Problem to solve: Reproduce the listing exactly and skip over any pictures.
* Begin Dataset content *
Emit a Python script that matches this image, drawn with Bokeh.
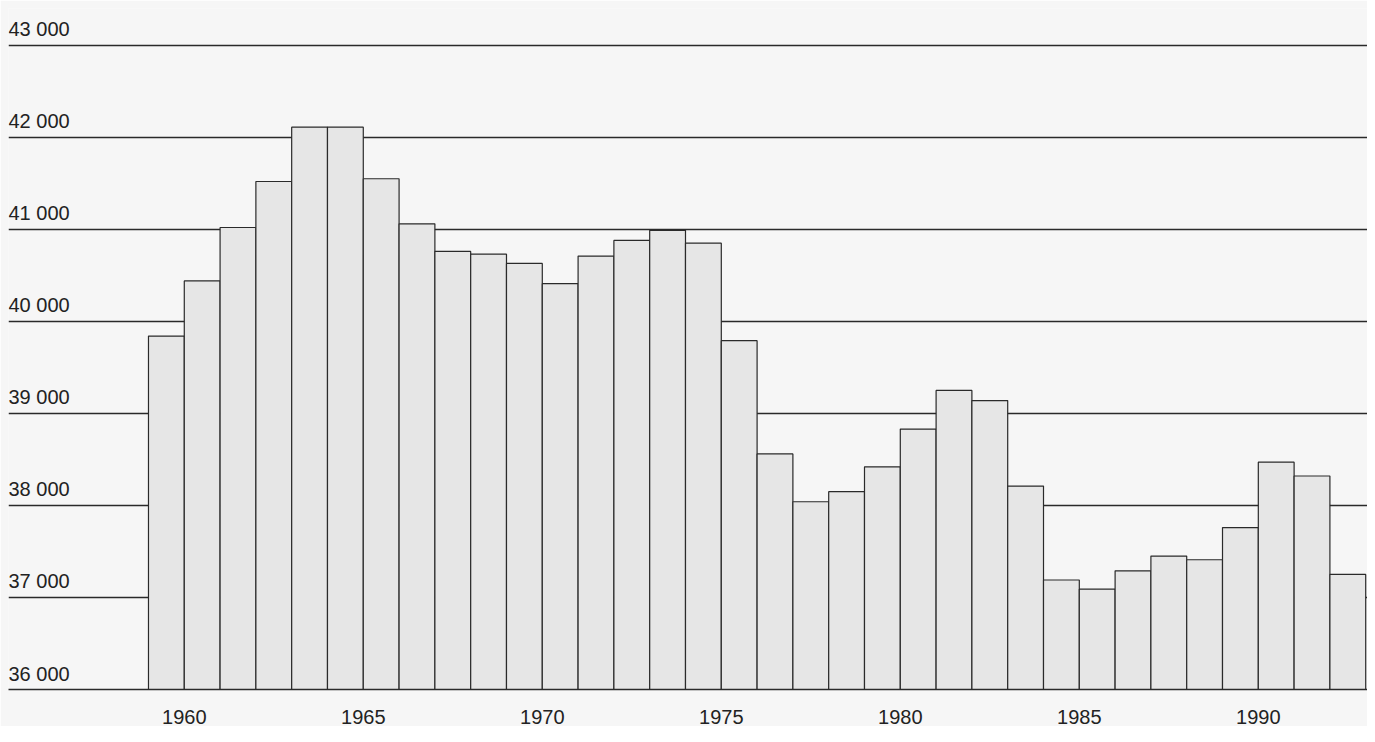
from bokeh.plotting import figure
from bokeh.models import FixedTicker, ColumnDataSource
from bokeh.core.properties import value
from bokeh.embed import file_html
from bokeh.resources import INLINE

years = list(range(1959, 1993))
values = [39840, 40440, 41020, 41520, 42110, 42110, 41550, 41060, 40760, 40730,
          40630, 40410, 40710, 40880, 40990, 40850, 39790, 38560, 38040, 38150,
          38420, 38830, 39250, 39140, 38210, 37190, 37090, 37290, 37450, 37410,
          37760, 38470, 38320, 37250]
y_ticks = [36000, 37000, 38000, 39000, 40000, 41000, 42000, 43000]
y_labels = ["36 000", "37 000", "38 000", "39 000", "40 000", "41 000", "42 000", "43 000"]
x_ticks = [1960, 1965, 1970, 1975, 1980, 1985, 1990]

x0, x1 = 1955.09, 1993.05
p = figure(width=1367, height=726, x_range=(x0, x1), y_range=(36000, 43400),
           output_backend="svg", toolbar_location=None, min_border=0,
           min_border_left=8, min_border_right=0, min_border_top=8)
p.background_fill_color = "#f6f6f6"
p.border_fill_color = "#f6f6f6"
p.outline_line_color = None
p.yaxis.visible = False
p.xgrid.visible = False
p.ygrid.ticker = FixedTicker(ticks=y_ticks)
p.ygrid.grid_line_color = "#2a2a2a"
p.ygrid.grid_line_width = 1.5

p.xaxis.ticker = FixedTicker(ticks=x_ticks)
p.xaxis.major_tick_line_color = None
p.xaxis.minor_tick_line_color = None
p.xaxis.axis_line_color = "#2a2a2a"
p.xaxis.axis_line_width = 1.5
p.xaxis.major_label_text_font = "Liberation Sans"
p.xaxis.major_label_text_font_size = "20px"
p.xaxis.major_label_text_color = "#222222"
p.xaxis.major_label_standoff = 14

src = ColumnDataSource(dict(x=[y + 0.5 for y in years], top=values))
p.vbar(x="x", top="top", bottom=36000, width=1.0, source=src,
       fill_color="#e6e6e6", line_color="#2a2a2a", line_width=1.2)

lab = ColumnDataSource(dict(x=[x0] * len(y_ticks), y=y_ticks, t=y_labels))
p.text(x="x", y="y", text="t", source=lab, x_offset=0, y_offset=-5,
       text_baseline="bottom", text_align="left", text_font=value("Liberation Sans"),
       text_font_size="20px", text_color="#222222")

open("out.html", "w").write(file_html(p, INLINE))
* End Dataset content *
Exercise result:
Emit a Python script that matches this image, drawn with Bokeh.
from bokeh.plotting import figure
from bokeh.models import FixedTicker, ColumnDataSource
from bokeh.core.properties import value
from bokeh.embed import file_html
from bokeh.resources import INLINE

years = list(range(1959, 1993))
values = [39840, 40440, 41020, 41520, 42110, 42110, 41550, 41060, 40760, 40730,
          40630, 40410, 40710, 40880, 40990, 40850, 39790, 38560, 38040, 38150,
          38420, 38830, 39250, 39140, 38210, 37190, 37090, 37290, 37450, 37410,
          37760, 38470, 38320, 37250]
y_ticks = [36000, 37000, 38000, 39000, 40000, 41000, 42000, 43000]
y_labels = ["36 000", "37 000", "38 000", "39 000", "40 000", "41 000", "42 000", "43 000"]
x_ticks = [1960, 1965, 1970, 1975, 1980, 1985, 1990]

x0, x1 = 1955.09, 1993.05
p = figure(width=1367, height=726, x_range=(x0, x1), y_range=(36000, 43400),
           output_backend="svg", toolbar_location=None, min_border=0,
           min_border_left=8, min_border_right=0, min_border_top=8)
p.background_fill_color = "#f6f6f6"
p.border_fill_color = "#f6f6f6"
p.outline_line_color = None
p.yaxis.visible = False
p.xgrid.visible = False
p.ygrid.ticker = FixedTicker(ticks=y_ticks)
p.ygrid.grid_line_color = "#2a2a2a"
p.ygrid.grid_line_width = 1.5

p.xaxis.ticker = FixedTicker(ticks=x_ticks)
p.xaxis.major_tick_line_color = None
p.xaxis.minor_tick_line_color = None
p.xaxis.axis_line_color = "#2a2a2a"
p.xaxis.axis_line_width = 1.5
p.xaxis.major_label_text_font = "Liberation Sans"
p.xaxis.major_label_text_font_size = "20px"
p.xaxis.major_label_text_color = "#222222"
p.xaxis.major_label_standoff = 14

src = ColumnDataSource(dict(x=[y + 0.5 for y in years], top=values))
p.vbar(x="x", top="top", bottom=36000, width=1.0, source=src,
       fill_color="#e6e6e6", line_color="#2a2a2a", line_width=1.2)

lab = ColumnDataSource(dict(x=[x0] * len(y_ticks), y=y_ticks, t=y_labels))
p.text(x="x", y="y", text="t", source=lab, x_offset=0, y_offset=-5,
       text_baseline="bottom", text_align="left", text_font=value("Liberation Sans"),
       text_font_size="20px", text_color="#222222")

open("out.html", "w").write(file_html(p, INLINE))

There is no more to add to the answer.